The truth is that the grace that Jesus and Paul talk about is much, much better than that. It's a grace that does not leave us where it found us. It's a grace that manifests itself in the unfathomable love that sent Christ to the cross for a broken and selfish humanity. It's a grace that calls us to a deeper commitment and more robust understanding of the God of the universe. It's a grace that cannot be contained and overflows until it characterizes every aspect of our lives. It's a grace that allows us to forgive in supernatural ways and to love those whom we think we have every reason not to. It's a grace that mines the darkest depths of our hearts and shines the light of love there. It's a grace that gently comes alongside us in our doubts and questioning and comforts us in our fears.

Yet we run from this grace because it is costly. It demands everything of us. It's the grace that affords us life yet calls us to die to ourselves (Galatians 2), to carry our crosses daily (Luke 9), and to be marked by the sufferings of Jesus (1 Peter 4). It calls us to a deeper discipleship that will cost us everything we have including our right to ourselves. This is why it is so difficult to accept the grace that cost Christ everything on the cross. We prefer something easy, something that is just good news with no difficulty. Yet that's what makes grace and the Gospel so good. God's love for us is so great that He was willing to go through unimaginable suffering and pain to redeem us and reunite us with Him. Our devotion to Him mirrors His sacrifice.

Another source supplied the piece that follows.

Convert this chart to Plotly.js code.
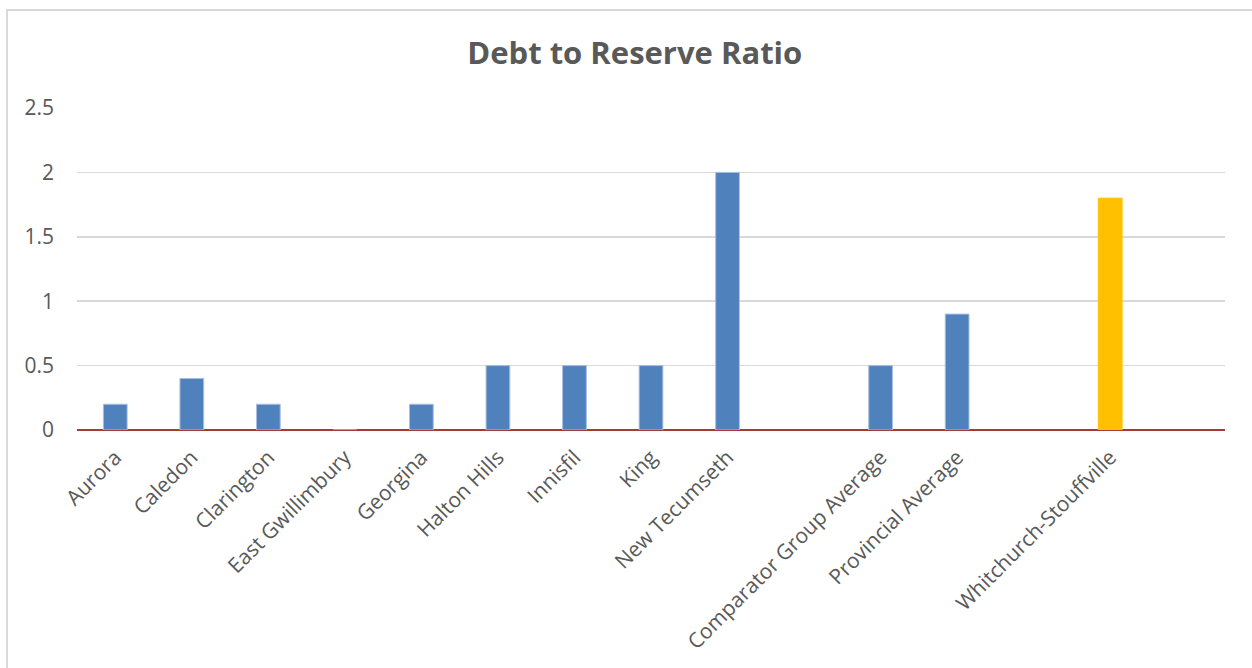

Let's be clear. The traditional orthodox doctrine of salvation by faith alone is very much the cornerstone of an understanding of costly grace. We do not earn grace or merit God's favor at our personal expense. Jesus paid it all. Paul makes it abundantly clear in Ephesians 2 that our salvation is purely through the grace that Jesus paid for. However, out of a loving response to our gracious and glorious Father, comes the commitment of our entire lives to Him in obedience. Thus, our response to His grace is not one driven by guilt, shame, or obligation but out of our profound thankfulness and love for Him. The heart truly changed by costly grace is the one that sees the depth of its sin and the unspeakable goodness of its Savior. The outpouring of this is the desire to bless the heart of Christ at all costs. May we be a people marked by this costly grace.